WASHINGTON, 8 octobre 2014 — Selon la dernière édition du rapport de suivi de la situation économique au Moyen-Orient et en Afrique du Nord (Middle East and North Africa Economic Monitor) du Groupe de la Banque mondiale, la région devrait connaître une croissance moyenne de 4,2 % en 2015, en léger progrès par rapport aux années 2013 et 2014. La croissance de l’économie pourrait même s’établir à 5,2 %, sous réserve d’une reprise de la consommation intérieure, de l’allègement des tensions politiques en Égypte et en Tunisie favorisant le retour des investissements mais aussi d’un redémarrage complet de la production de pétrole en Libye.
« Les conflits violents qui touchent la Syrie, l’Iraq, Gaza, le Yémen et la Libye, et qui n’épargnent ni le Liban ni la Jordanie, pourraient assombrir les perspectives de croissance de la région MENA, souligne Inger Andersen, vice-présidente de la Banque mondiale pour la Région Moyen-Orient et Afrique du Nord. Mais avec sa population jeune et instruite, sa position géographique stratégique et ses ressources naturelles, la région a un incroyable potentiel. C’est pour cela que le monde doit se mobiliser en sa faveur et, à l’instar de ce qui a été fait pour l’Europe en 1944, soutenir un plan de redressement. »
Entre la guerre civile qui a éclaté en Syrie voici 4 ans, la prise de contrôle par l’État islamique de pans entiers des territoires syrien et iraquien, les affrontements meurtriers à Gaza en juin et juillet 2014 ou encore l’insurrection permanente au Yémen, la région est le théâtre de plusieurs conflits qui risquent fort d’entraver sa croissance en 2015. En Égypte, en Tunisie et au Maroc, en pleine transition, la croissance devrait s’accélérer à respectivement 3,1, 2,7 et 4,6 %, même si les déséquilibres macroéconomiques et l’ampleur des réformes à achever, notamment en matière de subventions, sont autant d’obstacles à l’afflux d’investissements, nationaux et étrangers, qui pourraient enclencher une croissance durable. En Algérie et en Iran, la croissance ne devrait pas dépasser les 2 à 3 %, alors qu’elle pourrait atteindre 5 % en moyenne dans les pays à revenu élevé (tous exportateurs de pétrole dans le golfe Persique).

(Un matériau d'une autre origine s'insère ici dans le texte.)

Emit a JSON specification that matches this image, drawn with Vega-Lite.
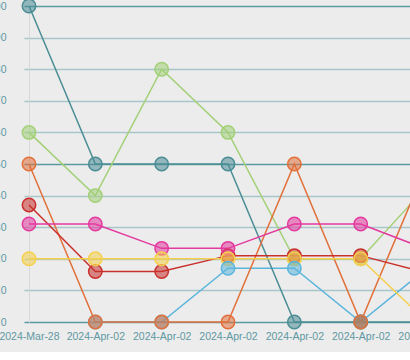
{
  "$schema": "https://vega.github.io/schema/vega-lite/v6.json",
  "width": 398,
  "height": 316,
  "autosize": {"type": "none"},
  "padding": {"left": 29, "top": 6, "right": 40, "bottom": 30},
  "background": "#ececec",
  "config": {"view": {"stroke": null}},
  "data": {
    "values": [
      {"slot": "2024-Apr-02 b", "series": "G", "value": 0},
      {"slot": "2024-Apr-02 c", "series": "G", "value": 0},
      {"slot": "2024-Apr-02 f", "series": "G", "value": 0},
      {"slot": "2024-Mar-28 a", "series": "A", "value": 100},
      {"slot": "2024-Apr-02 b", "series": "A", "value": 50},
      {"slot": "2024-Apr-02 c", "series": "A", "value": 50},
      {"slot": "2024-Apr-02 d", "series": "A", "value": 50},
      {"slot": "2024-Apr-02 e", "series": "A", "value": 0},
      {"slot": "2024-Apr-02 f", "series": "A", "value": 0},
      {"slot": "2024-Apr-02 g", "series": "A", "value": 0},
      {"slot": "2024-Mar-28 a", "series": "B", "value": 60},
      {"slot": "2024-Apr-02 b", "series": "B", "value": 40},
      {"slot": "2024-Apr-02 c", "series": "B", "value": 80},
      {"slot": "2024-Apr-02 d", "series": "B", "value": 60},
      {"slot": "2024-Apr-02 e", "series": "B", "value": 20},
      {"slot": "2024-Apr-02 f", "series": "B", "value": 20},
      {"slot": "2024-Apr-02 g", "series": "B", "value": 43},
      {"slot": "2024-Mar-28 a", "series": "C", "value": 50},
      {"slot": "2024-Apr-02 b", "series": "C", "value": 0},
      {"slot": "2024-Apr-02 c", "series": "C", "value": 0},
      {"slot": "2024-Apr-02 d", "series": "C", "value": 0},
      {"slot": "2024-Apr-02 e", "series": "C", "value": 50},
      {"slot": "2024-Apr-02 f", "series": "C", "value": 0},
      {"slot": "2024-Apr-02 g", "series": "C", "value": 50},
      {"slot": "2024-Mar-28 a", "series": "D", "value": 37},
      {"slot": "2024-Apr-02 b", "series": "D", "value": 16},
      {"slot": "2024-Apr-02 c", "series": "D", "value": 16},
      {"slot": "2024-Apr-02 d", "series": "D", "value": 21},
      {"slot": "2024-Apr-02 e", "series": "D", "value": 21},
      {"slot": "2024-Apr-02 f", "series": "D", "value": 21},
      {"slot": "2024-Apr-02 g", "series": "D", "value": 15.5},
      {"slot": "2024-Mar-28 a", "series": "E", "value": 31},
      {"slot": "2024-Apr-02 b", "series": "E", "value": 31},
      {"slot": "2024-Apr-02 c", "series": "E", "value": 23.3},
      {"slot": "2024-Apr-02 d", "series": "E", "value": 23.3},
      {"slot": "2024-Apr-02 e", "series": "E", "value": 31},
      {"slot": "2024-Apr-02 f", "series": "E", "value": 31},
      {"slot": "2024-Apr-02 g", "series": "E", "value": 23},
      {"slot": "2024-Mar-28 a", "series": "F", "value": 20},
      {"slot": "2024-Apr-02 b", "series": "F", "value": 20},
      {"slot": "2024-Apr-02 c", "series": "F", "value": 20},
      {"slot": "2024-Apr-02 d", "series": "F", "value": 20},
      {"slot": "2024-Apr-02 e", "series": "F", "value": 20},
      {"slot": "2024-Apr-02 f", "series": "F", "value": 20},
      {"slot": "2024-Apr-02 g", "series": "F", "value": 0},
      {"slot": "2024-Apr-02 d", "series": "G", "value": 17},
      {"slot": "2024-Apr-02 e", "series": "G", "value": 17},
      {"slot": "2024-Apr-02 g", "series": "G", "value": 17}
    ]
  },
  "encoding": {
    "x": {
      "field": "slot",
      "type": "ordinal",
      "sort": ["2024-Mar-28 a", "2024-Apr-02 b", "2024-Apr-02 c", "2024-Apr-02 d", "2024-Apr-02 e", "2024-Apr-02 f", "2024-Apr-02 g"],
      "scale": {"type": "point", "padding": 0},
      "axis": {
        "title": null,
        "labelExpr": "substring(datum.label, 0, 11)",
        "labelAngle": 0,
        "ticks": false,
        "grid": false,
        "domain": false,
        "labelColor": "#5e98a2",
        "labelFont": "Liberation Sans",
        "labelFontSize": 10.5,
        "labelPadding": 9
      }
    },
    "y": {
      "field": "value",
      "type": "quantitative",
      "scale": {"domain": [0, 100], "nice": false},
      "axis": {
        "title": null,
        "values": [0, 10, 20, 30, 40, 50, 60, 70, 80, 90, 100],
        "gridColor": {"condition": {"test": "datum.value % 50 === 0", "value": "#5b9ba0"}, "value": "#a7c6c9"},
        "tickColor": {"condition": {"test": "datum.value % 50 === 0", "value": "#5b9ba0"}, "value": "#a7c6c9"},
        "gridWidth": 1.5,
        "tickWidth": 1.5,
        "tickSize": 5,
        "labelPadding": 18,
        "domainColor": "#d8d8d8",
        "labelColor": "#5e98a2",
        "labelFont": "Liberation Sans",
        "labelFontSize": 10.5
      }
    }
  },
  "layer": [
    {
      "mark": {"type": "line", "strokeWidth": 1.5},
      "encoding": {
        "color": {
          "field": "series",
          "type": "nominal",
          "scale": {"domain": ["A", "B", "C", "D", "E", "F", "G"], "range": ["#4b8d95", "#a3d077", "#e2703a", "#c9302c", "#e4399e", "#f6cf4c", "#5bb5dc"]},
          "legend": null
        }
      }
    },
    {
      "mark": {"type": "circle", "size": 180, "fillOpacity": 0.55, "strokeWidth": 1.5, "opacity": 1},
      "encoding": {
        "fill": {
          "field": "series",
          "type": "nominal",
          "scale": {"domain": ["A", "B", "C", "D", "E", "F", "G"], "range": ["#4b8d95", "#a3d077", "#e2703a", "#c9302c", "#e4399e", "#f6cf4c", "#5bb5dc"]},
          "legend": null
        },
        "stroke": {
          "field": "series",
          "type": "nominal",
          "scale": {"domain": ["A", "B", "C", "D", "E", "F", "G"], "range": ["#4b8d95", "#a3d077", "#e2703a", "#c9302c", "#e4399e", "#f6cf4c", "#5bb5dc"]},
          "legend": null
        }
      }
    }
  ]
}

Mais des difficultés structurelles conjuguées à l’affaiblissement possible du marché du pétrole pourraient à terme porter un coup d’arrêt à cette trajectoire.
Le rapport de la Banque mondiale accorde une place particulière à la nature délétère des subventions énergétiques, très importantes dans la région. Celle-ci connaît actuellement une croissance inférieure à son niveau potentiel et doit faire face à un chômage endémique, des villes polluées et congestionnées et des pénuries d’eau qui fragilisent la production agricole. Le rapport montre comment les subventions à l’énergie ont entretenu ces obstacles au développement et plaide pour que la réforme de ces subventions fasse partie des premières priorités des décideurs.
« Les subventions énergétiques encouragent une production à forte intensité de capital, au détriment de la main-d’œuvre et de l’emploi, et entretiennent ce faisant le chômage élevé que connaît la région, analyse Shanta Devarajan, économiste en chef à la Banque mondiale pour la Région Moyen-Orient et Afrique du Nord. Si l’énergie coûtait plus cher, les ressources se tourneraient plutôt vers l’industrie légère, le bâtiment et d’autres secteurs à forte intensité de main-d’œuvre, ou vers des entreprises plus jeunes et plus dynamiques. »
De nouvelles données semblent attester l’existence d’une corrélation positive entre, d’une part, le prix des carburants et, d’autre part, la croissance du PIB par habitant, la création d’emplois et les performances dans les secteurs du transport et de l’eau. Le rapport exhorte les gouvernements des pays de la région MENA à réduire leurs subventions à l’énergie afin d’installer une dynamique économique créatrice d’emplois sous-tendue par une urbanisation raisonnée et un secteur agricole productif.